XOR = 4 (not used) unused = 5
SLL = 6 (unused)
SRL = 7 (unused)
SRA = 8 (unused)
SEQ = 9 (unused)
SNE = a (unused)
SLT = b (used for SLT) SGT = c (unused) unused = d

MUL = e (used for MUL, MULU) DIV = f (unused)

Note that the unsigned and signed versions of an operation have the same function code.

For the codes that I haven’t asked you to implement, return zero as the result of the ALU operation (or for 10 points extra credit, implement all sixteen ALU operations). Googling will tell you semantics (what the instruction does) of each MIPS ALU operation.
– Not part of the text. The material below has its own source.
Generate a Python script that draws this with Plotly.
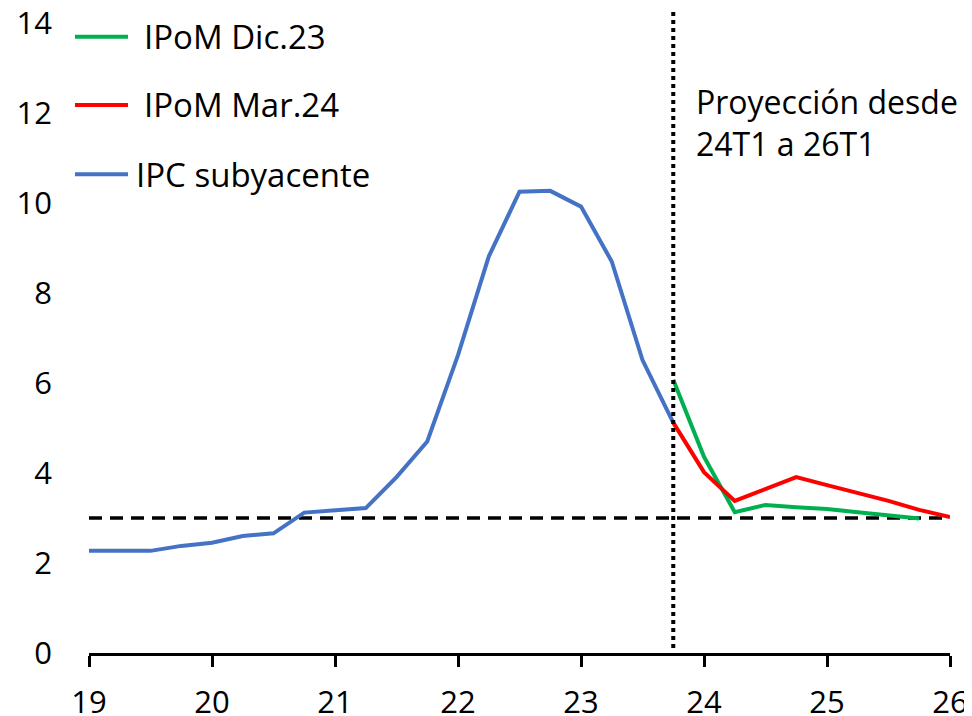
import plotly.graph_objects as go

# Quarterly positions (year fraction, 19 = 2019Q1)
x_hist = [19.0, 19.25, 19.5, 19.75, 20.0, 20.25, 20.5, 20.75, 21.0, 21.25,
          21.5, 21.75, 22.0, 22.25, 22.5, 22.75, 23.0, 23.25, 23.5, 23.75]
ipc_subyacente = [2.27, 2.27, 2.27, 2.38, 2.45, 2.6, 2.66, 3.12, 3.18, 3.22,
                  3.91, 4.7, 6.62, 8.81, 10.25, 10.27, 9.92, 8.70, 6.51, 5.12]

x_dic23 = [23.75, 24.0, 24.25, 24.5, 24.75, 25.0, 25.25, 25.5, 25.75]
ipom_dic23 = [6.07, 4.36, 3.13, 3.29, 3.24, 3.2, 3.13, 3.07, 2.99]

x_mar24 = [23.75, 24.0, 24.25, 24.5, 24.75, 25.0, 25.25, 25.5, 25.75, 26.0]
ipom_mar24 = [5.12, 4.02, 3.38, 3.64, 3.91, 3.73, 3.56, 3.38, 3.18, 3.02]

meta_x = [19, 26]
meta_y = [3, 3]
proj_start = 23.75

x_ticks = [19, 20, 21, 22, 23, 24, 25, 26]
y_ticks = [0, 2, 4, 6, 8, 10, 12, 14]

GREEN = "#00B050"
RED = "#FF0000"
BLUE = "#4472C4"
FONT = "Open Sans"

fig = go.Figure()
fig.add_trace(go.Scatter(x=meta_x, y=meta_y, mode="lines",
                         line=dict(color="black", width=3.5, dash="13px,8px"),
                         showlegend=False, hoverinfo="skip"))
fig.add_trace(go.Scatter(x=x_hist, y=ipc_subyacente, mode="lines", name="IPC subyacente",
                         line=dict(color=BLUE, width=4), showlegend=False))
fig.add_trace(go.Scatter(x=x_dic23, y=ipom_dic23, mode="lines", name="IPoM Dic.23",
                         line=dict(color=GREEN, width=4), showlegend=False))
fig.add_trace(go.Scatter(x=x_mar24, y=ipom_mar24, mode="lines", name="IPoM Mar.24",
                         line=dict(color=RED, width=4), showlegend=False))

# vertical dotted projection line
fig.add_shape(type="line", xref="x", yref="paper", x0=proj_start, x1=proj_start,
              y0=0.008, y1=1.019, line=dict(color="black", width=4, dash="dot"))

# manual legend
legend_items = [("IPoM Dic.23", GREEN, 0.978, 0.0616),
                ("IPoM Mar.24", RED, 0.870, 0.0616),
                ("IPC subyacente", BLUE, 0.760, 0.0523)]
for name, col, yy, tx in legend_items:
    fig.add_shape(type="line", xref="paper", yref="paper", x0=-0.0163, x1=0.0453,
                  y0=yy, y1=yy, line=dict(color=col, width=4))
    fig.add_annotation(xref="paper", yref="paper", x=tx, y=yy, text=name,
                       showarrow=False, xanchor="left", yanchor="middle",
                       font=dict(family=FONT, size=33, color="black"))

fig.add_annotation(xref="paper", yref="paper", x=0.703, y=0.913,
                   text="Proyección desde<br>24T1 a 26T1", showarrow=False,
                   xanchor="left", yanchor="top", align="left",
                   font=dict(family=FONT, size=32, color="black"))

# page body has an 8px margin, so plot-area margins are offset accordingly
fig.update_layout(
    width=972, height=716,
    margin=dict(l=81, r=30, t=15, b=71),
    paper_bgcolor="white", plot_bgcolor="white",
    font=dict(family=FONT, size=31, color="black"),
    showlegend=False,
)
fig.update_xaxes(range=[19, 26], tickvals=x_ticks, ticktext=[str(v) for v in x_ticks],
                 automargin=False, ticklabeloverflow="allow",
                 showgrid=False, zeroline=False, showline=True, linecolor="black",
                 linewidth=3, ticks="outside", ticklen=11, tickwidth=3, tickcolor="black",
                 ticklabelstandoff=9, tickfont=dict(family=FONT, size=31))
fig.update_yaxes(range=[0, 14], tickvals=y_ticks, showgrid=False, zeroline=False,
                 automargin=False, ticklabeloverflow="allow",
                 showline=False, ticks="", ticklabelstandoff=36,
                 tickfont=dict(family=FONT, size=31))

fig.write_html("out.html")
There is an additional one-bit input “signed” that is set to 1 if the operation takes signed (32-bit two’s complement) inputs and set to 0 if the operation takes unsigned (32-bit positive binary integer) inputs. If the operation makes no sense when the inputs are signed (i.e. SRL, SLL, AND, OR, XOR), the signed bit is ignored. The ALU also returns a 4-bit condition code, of which the only conditions we will use are

0000 = no error
0001 = over/underflow
The entity declaration should look like:

entity alu is

port(operand1, operand2: in dlx_word; operation: in alu_operation_code;

signed: in bit;

result: out dlx_word; error: out error_code); end entity alu;

The ALU should be sensitive to changes on all the input variables.